Challenge
Each entry below should be written out exactly as it is, with no pictures.

Records for processing
•••
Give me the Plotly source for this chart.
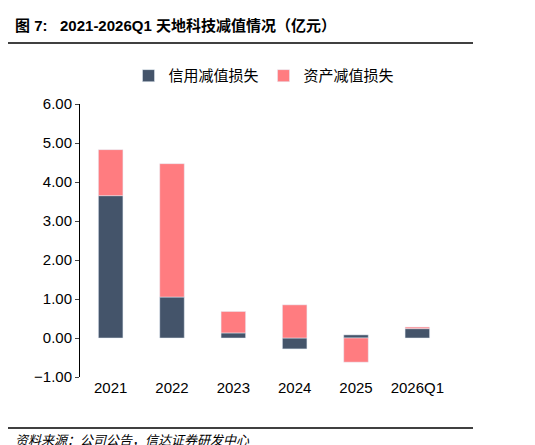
import plotly.graph_objects as go

years = ["2021", "2022", "2023", "2024", "2025", "2026Q1"]
credit_loss = [3.65, 1.05, 0.13, -0.28, 0.08, 0.24]
asset_loss = [1.18, 3.42, 0.55, 0.85, -0.62, 0.04]
y_ticks = [-1, 0, 1, 2, 3, 4, 5, 6]

font = "Liberation Sans, Noto Sans CJK SC, sans-serif"

fig = go.Figure()
fig.add_trace(go.Bar(x=years, y=credit_loss, name="信用减值损失", marker_color="#44546A", width=0.4))
fig.add_trace(go.Bar(x=years, y=asset_loss, name="资产减值损失", marker_color="#FF7C80", width=0.4))

fig.update_layout(
    width=535, height=445,
    barmode="relative",
    plot_bgcolor="white", paper_bgcolor="white",
    margin=dict(l=72, r=95, t=96, b=76),
    font=dict(family=font, size=15, color="black"),
    legend=dict(orientation="h", x=0.5, xanchor="center", y=1.103, yanchor="middle",
                font=dict(size=15), itemwidth=30),
    showlegend=True,
)
fig.update_yaxes(range=[-1, 6], tickvals=y_ticks, tickformat=".2f", showgrid=False,
                 zeroline=False, showline=True, linecolor="black", ticks="outside", ticklen=4)
fig.update_xaxes(showline=False, ticks="", showgrid=False)

fig.add_annotation(text="<b>图 7:   2021-2026Q1 天地科技减值情况（亿元）</b>", xref="paper", yref="paper",
                   x=-0.182, y=1.286, xanchor="left", yanchor="middle", showarrow=False,
                   font=dict(size=15))
fig.add_annotation(text="<i>资料来源：公司公告，信达证券研发中心</i>", xref="paper", yref="paper",
                   x=-0.182, y=-0.231, xanchor="left", yanchor="middle", showarrow=False,
                   font=dict(size=13))
for yy in (1.223, -0.187):
    fig.add_shape(type="line", xref="paper", yref="paper", x0=-0.196, x1=1.068, y0=yy, y1=yy,
                  line=dict(color="black", width=1.5))

fig.write_html("out.html")
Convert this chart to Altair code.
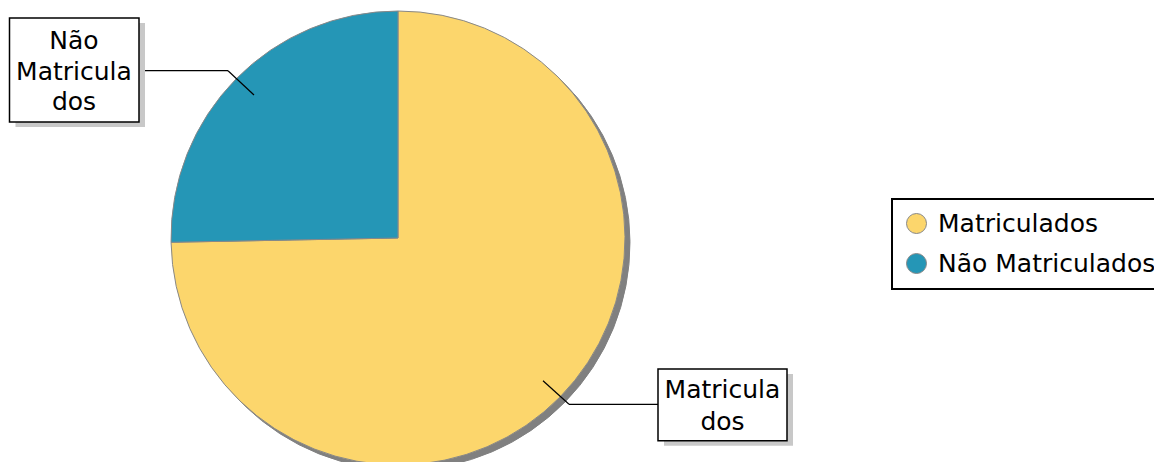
•••
Output below
Give me the Plotly source for this chart.
import plotly.graph_objects as go

years = ["2021", "2022", "2023", "2024", "2025", "2026Q1"]
credit_loss = [3.65, 1.05, 0.13, -0.28, 0.08, 0.24]
asset_loss = [1.18, 3.42, 0.55, 0.85, -0.62, 0.04]
y_ticks = [-1, 0, 1, 2, 3, 4, 5, 6]

font = "Liberation Sans, Noto Sans CJK SC, sans-serif"

fig = go.Figure()
fig.add_trace(go.Bar(x=years, y=credit_loss, name="信用减值损失", marker_color="#44546A", width=0.4))
fig.add_trace(go.Bar(x=years, y=asset_loss, name="资产减值损失", marker_color="#FF7C80", width=0.4))

fig.update_layout(
    width=535, height=445,
    barmode="relative",
    plot_bgcolor="white", paper_bgcolor="white",
    margin=dict(l=72, r=95, t=96, b=76),
    font=dict(family=font, size=15, color="black"),
    legend=dict(orientation="h", x=0.5, xanchor="center", y=1.103, yanchor="middle",
                font=dict(size=15), itemwidth=30),
    showlegend=True,
)
fig.update_yaxes(range=[-1, 6], tickvals=y_ticks, tickformat=".2f", showgrid=False,
                 zeroline=False, showline=True, linecolor="black", ticks="outside", ticklen=4)
fig.update_xaxes(showline=False, ticks="", showgrid=False)

fig.add_annotation(text="<b>图 7:   2021-2026Q1 天地科技减值情况（亿元）</b>", xref="paper", yref="paper",
                   x=-0.182, y=1.286, xanchor="left", yanchor="middle", showarrow=False,
                   font=dict(size=15))
fig.add_annotation(text="<i>资料来源：公司公告，信达证券研发中心</i>", xref="paper", yref="paper",
                   x=-0.182, y=-0.231, xanchor="left", yanchor="middle", showarrow=False,
                   font=dict(size=13))
for yy in (1.223, -0.187):
    fig.add_shape(type="line", xref="paper", yref="paper", x0=-0.196, x1=1.068, y0=yy, y1=yy,
                  line=dict(color="black", width=1.5))

fig.write_html("out.html")
Convert this chart to Altair code.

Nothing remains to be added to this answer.